Action has been taken to amend forms of obtaining and renewing driving licences by including a declaration giving the consent of drivers to donate their organs and to indicate that will on the driving licence.
The Health Ministry has expedited the inclusion of information on whether a person is a donor or not in his/her driving licence to facilitate a national transplant programme to meet the existing demand for organs, Minister Dr. Rajitha Senaratne told the Business Times.
The MTD will maintain the e-register of organ donors enabling hospital authorities to obtain vital information in the event of an accident.
This data base will help determine whether the motorists are willing to donate their organs in case of death in an accident.
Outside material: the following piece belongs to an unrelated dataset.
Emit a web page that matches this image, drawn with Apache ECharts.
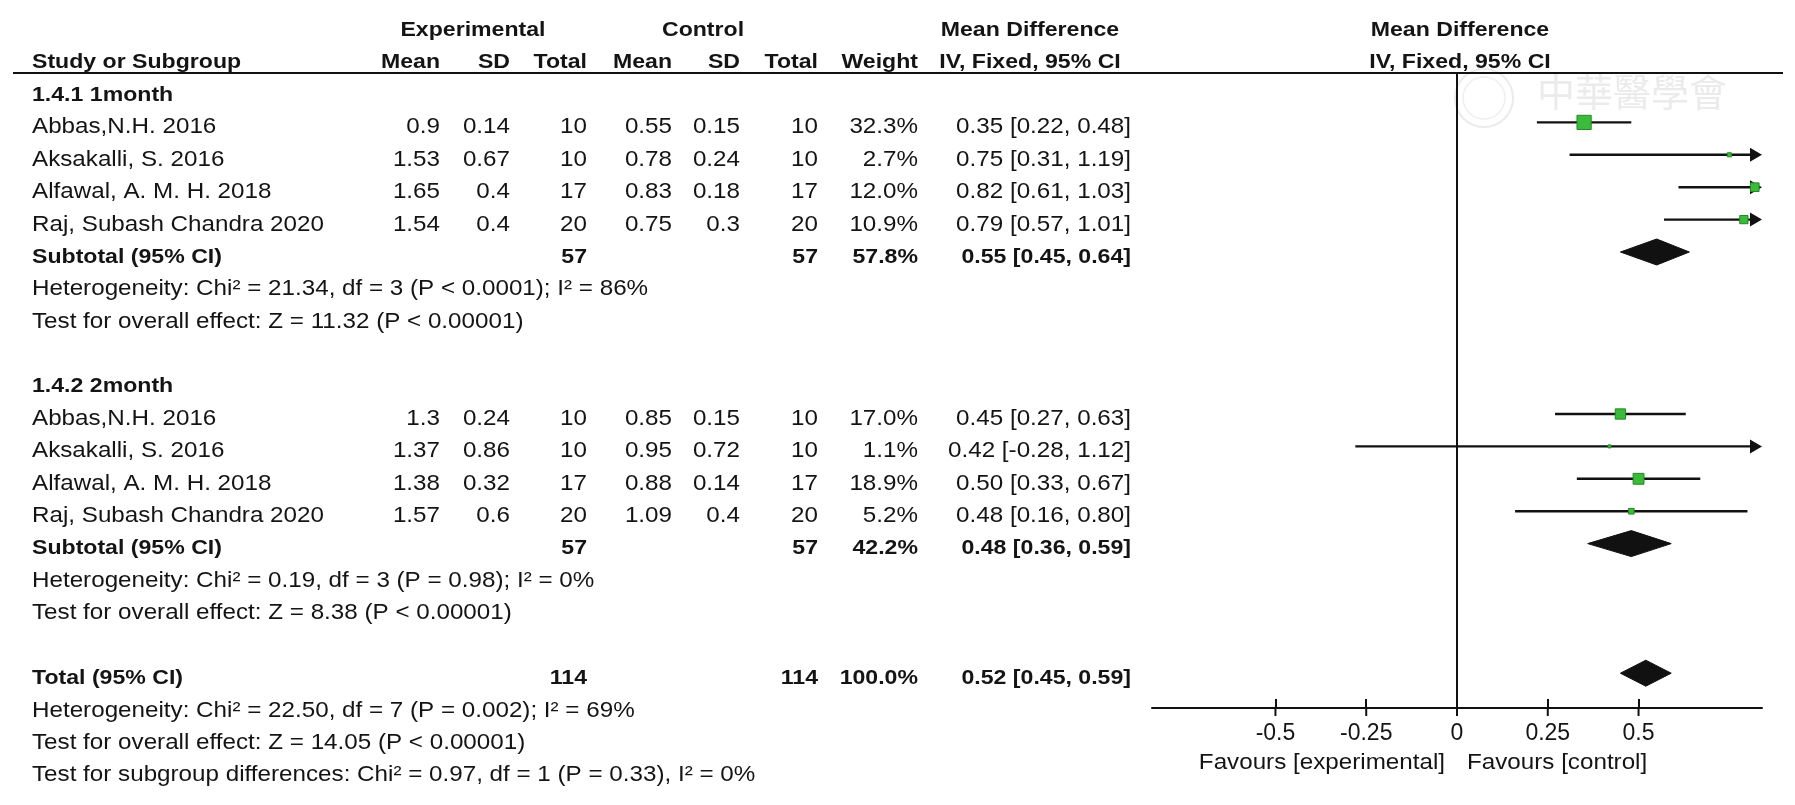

Motorists who are brain dead or dead via circulatory death can also donate their organs, he disclosed.
This proposal has been approved by the Cabinet in the midst of Sri Lanka increasingly having the need for a national transplant programme to meet the existing demand for organs.
Health Ministry statistics show that annually more than 2,000 people die due to kidney failure. Nearly 1,700 die due to cirrhosis or advanced liver disease; this statistic is limited to state hospitals.
More than 4,000 people die every year due to liver and kidney failure alone in this country, ministry data showed.
At present the most common form of organ donation is through live donors, he said adding that there were eight kidney transplant centres attached to national hospitals in the country.